2. Now do a deeper purge. Rather than zooming all around the room, at this point you need to mentally divide it into sections: this corner, that entertainment center, this closet, etc. Start with the least cluttered area so you keep your momentum, and go through its contents with three boxes marked RETURN, DONATE and TRASH nearby. As you work item-by-item deciding what to keep and what to get rid of, ask yourself:
- Is this the room it actually belongs in?
- Have we used this in the last year?
- Is the cost of maintaining it worth the space it’s taking up?
- Is it sentimental but can’t be remembered with just a picture?
- Do we really love it?
If you can’t answer YES to at least one of the foregoing questions, then the item goes in one of your three boxes. If it belongs in another room, put it in the box marked RETURN. If it’s in good shape but you can’t answer “yes” to one of the questions, then put it in the DONATE box. If it’s not in good shape then it’s trash.
You may find a box filling up before you’ve finished decluttering the room. Don’t stop to deal with it! Set it aside and get another box, label it, and keep going. You don’t want to get distracted, or you might run out of energy before you’ve completely decluttered the room.
3. Deal with the boxes. Once you’ve worked your way completely around the room, decluttering every cupboard and drawer, it’s time to deal with the boxes. Toss the trash, return what belongs in other rooms, then take the DONATE boxes to your car so they’re out of your house. The next time you leave the house make a point of stopping by your local charity so you can drop off your donations, and don’t forget to get a receipt for your tax deduction!
4. Arrange what’s left. When you’ve properly purged your clutter you’ll have much more space. If the room is still crowded, chances are you need to do another deep purge and, this time, be ruthless with yourself when deciding whether you really love something or not. (This is what Marie Kondo means when she says to ask yourself if something brings you joy. Why give up space in the home you pay for to objects that don’t make you happy?)
When arranging what’s left you have more questions to ask yourself:
- Is this where I usually look for the item?
- Is it heavy enough that I should store it lower so no one gets hurt if it falls?
- Do I use it so often that it should go at eye-level?
- Are there other items like this that should all be stored together?

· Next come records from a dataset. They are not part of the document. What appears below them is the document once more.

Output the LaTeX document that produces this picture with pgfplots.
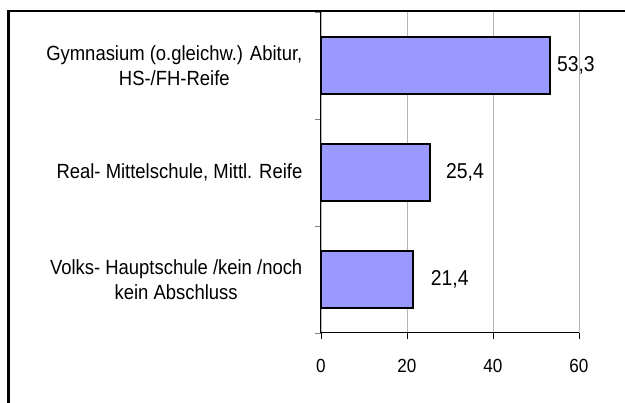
\documentclass[border=0pt]{standalone}
\usepackage{pgfplots}
\usepackage{pgfplotstable}
\pgfplotsset{compat=1.18}
\usepackage{fontspec}
\setmainfont{Liberation Sans}[FakeStretch=0.9]
\definecolor{barfill}{HTML}{9999FF}
\definecolor{gridgray}{HTML}{B4B4B4}
\pgfplotstableread{
y x off lab
1 53.3 6 53,3
2 25.4 15 25,4
3 21.4 17 21,4
}\datatab
\begin{document}
\begin{tikzpicture}
\path[use as bounding box] (0,0) rectangle (625pt,403pt);
\draw[line width=2.2pt] (8.5pt,0pt) -- (8.5pt,393pt);
\draw[line width=2.2pt] (7.5pt,392pt) -- (625pt,392pt);
\begin{axis}[
  at={(321pt,70pt)}, anchor=south west,
  scale only axis, width=258pt, height=321pt,
  xmin=0, xmax=60, ymin=0.5, ymax=3.5,
  y dir=reverse,
  axis lines*=left,
  axis line style={black, line width=1pt},
  xtick={0,20,40,60},
  xmajorgrids,
  grid style={gridgray, line width=0.8pt},
  ytick={1,2,3},
  yticklabels={{Gymnasium (o.gleichw.) Abitur,\\HS-/FH-Reife},{Real- Mittelschule, Mittl. Reife},{Volks- Hauptschule /kein /noch\\kein Abschluss}},
  minor ytick={0.5,1.5,2.5,3.5},
  tick align=outside,
  major tick length=6pt,
  minor tick length=6pt,
  y tick style={draw=none},
  minor y tick style={draw=gray, line width=0.8pt},
  x tick style={black, line width=0.8pt},
  /pgf/number format/assume math mode=true,
  xticklabel style={font=\fontsize{19}{22}\selectfont, inner sep=0pt, anchor=north, yshift=-20pt},
  yticklabel style={font=\fontsize{20.5}{25.6}\selectfont, align=center, inner sep=0pt, anchor=east, xshift=-12.5pt},
  xbar, bar width=57pt,
  point meta=explicit symbolic,
  nodes near coords={\pgfplotspointmeta},
  visualization depends on={\thisrow{off} \as \off},
  every node near coord/.append style={font=\fontsize{21.5}{24}\selectfont, anchor=west, inner sep=0pt, xshift=\off pt, text=black},
  clip=false,
]
\addplot[fill=barfill, draw=black, line width=1.8pt] table[x=x, y=y, meta=lab] {\datatab};
\end{axis}
\end{tikzpicture}
\end{document}
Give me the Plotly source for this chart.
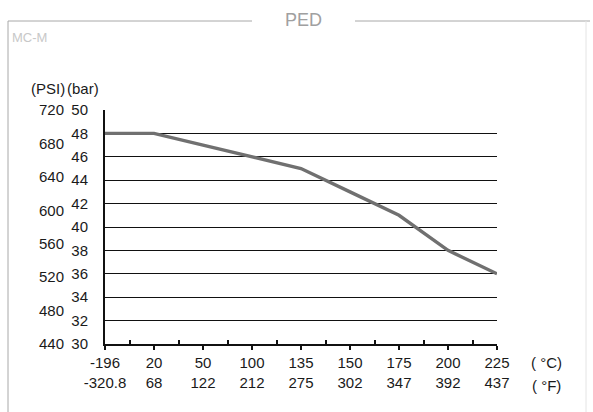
import plotly.graph_objects as go

# Temperature categories (two unit rows) and rated pressure
temp_c = ["-196", "20", "50", "100", "135", "150", "175", "200", "225"]
temp_f = ["-320.8", "68", "122", "212", "275", "302", "347", "392", "437"]
pressure_bar = [48, 48, 47, 46, 45, 43, 41, 38, 36]

bar_ticks = [30, 32, 34, 36, 38, 40, 42, 44, 46, 48, 50]
psi_ticks = [440, 480, 520, 560, 600, 640, 680, 720]

W, H = 593, 412
FONT = "Liberation Sans Narrow, Arial Narrow, Liberation Sans, sans-serif"
x_pos = list(range(len(temp_c)))

fig = go.Figure()
fig.add_trace(go.Scatter(
    x=x_pos, y=pressure_bar, mode="lines",
    line=dict(color="#707070", width=3.4),
    hoverinfo="skip", showlegend=False,
))
# invisible trace to bring up the PSI axis
fig.add_trace(go.Scatter(x=[0], y=[440], yaxis="y2", mode="markers",
                         marker=dict(opacity=0), showlegend=False, hoverinfo="skip"))

x0, x1 = 105 / W, 497 / W
y0, y1 = 1 - 344 / H, 1 - 110 / H

fig.update_layout(
    width=W, height=H,
    margin=dict(l=0, r=0, t=0, b=0, autoexpand=False),
    paper_bgcolor="white", plot_bgcolor="white",
    font=dict(family=FONT, size=15, color="#1a1a1a"),
    xaxis=dict(
        domain=[x0, x1], range=[0, len(temp_c) - 1],
        tickvals=x_pos,
        ticktext=[f"{c}<br>{f}" for c, f in zip(temp_c, temp_f)],
        ticks="outside", ticklen=4, tickwidth=1.5, tickcolor="#111",
        minor=dict(ticks="inside", tick0=0.5, dtick=1, ticklen=4, tickwidth=1.5, tickcolor="#111"),
        showline=True, linecolor="#111", linewidth=2,
        showgrid=False, zeroline=False, fixedrange=True,
    ),
    yaxis=dict(
        domain=[y0, y1], range=[30, 50],
        tickvals=bar_ticks, ticks="", ticklabelstandoff=12,
        showline=True, linecolor="#111", linewidth=2,
        showgrid=True, gridcolor="#111", gridwidth=1.3,
        zeroline=False, fixedrange=True,
    ),
    yaxis2=dict(
        range=[440, 720], overlaying="y", side="left", anchor="free",
        position=64 / W, tickvals=psi_ticks, ticks="", ticklabelstandoff=0,
        showline=False, showgrid=False, zeroline=False, fixedrange=True,
    ),
)

# axis unit labels
fig.add_annotation(x=48 / W, y=1 - 88 / H, xref="paper", yref="paper",
                   text="(PSI)", showarrow=False, xanchor="center", yanchor="middle")
fig.add_annotation(x=83 / W, y=1 - 88 / H, xref="paper", yref="paper",
                   text="(bar)", showarrow=False, xanchor="center", yanchor="middle")
fig.add_annotation(x=546 / W, y=1 - 362 / H, xref="paper", yref="paper",
                   text="( °C)", showarrow=False, xanchor="center", yanchor="middle")
fig.add_annotation(x=546 / W, y=1 - 385 / H, xref="paper", yref="paper",
                   text="( °F)", showarrow=False, xanchor="center", yanchor="middle")

# panel header
fig.add_annotation(x=303 / W, y=1 - 20 / H, xref="paper", yref="paper",
                   text="PED", showarrow=False, xanchor="center", yanchor="middle",
                   font=dict(family="Liberation Sans, sans-serif", size=18, color="#a0a0a0"))
fig.add_annotation(x=10 / W, y=1 - 38 / H, xref="paper", yref="paper",
                   text="MC-M", showarrow=False, xanchor="left", yanchor="middle",
                   font=dict(family="Liberation Sans, sans-serif", size=13, color="#c8c8c8"))

# panel frame with a gap for the header
frame = dict(type="line", xref="paper", yref="paper",
             line=dict(color="#a8a8a8", width=1))
fig.add_shape(**frame, x0=8 / W, x1=252 / W, y0=1 - 21 / H, y1=1 - 21 / H)
fig.add_shape(**frame, x0=355 / W, x1=590 / W, y0=1 - 21 / H, y1=1 - 21 / H)
fig.add_shape(**frame, x0=8 / W, x1=8 / W, y0=1 - 21 / H, y1=0)
fig.add_shape(type="line", xref="paper", yref="paper",
              line=dict(color="#e4e4e4", width=1),
              x0=586 / W, x1=586 / W, y0=1 - 21 / H, y1=0)

fig.write_html("out.html")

- Is this item’s spot so perfect that I should label the location so my family knows to put it here?
5. Choose containers wisely. Some items are just messes waiting to happen unless they’re stored in a container. For the most part, I try to avoid baskets: you can’t see their contents and in our house that means it’s going to turn into a catch-all. If you’re cleaning an area with a lot of small items — like hair clips and barrettes in the bathroom, throw blankets in the living room, or seasoning packets in the kitchen — it will stay tidier if you group things into containers.
Things that you need quick access to on a regular basis (like hair clips) will do best in a container that doesn’t have a lid, while throw blankets gather less pet hair stored in a container with a lid. (We use a storage bench for ours.) Whatever you choose, consider labeling containers your kids will be accessing so they know where things can be found and, just as importantly, where they should be returned.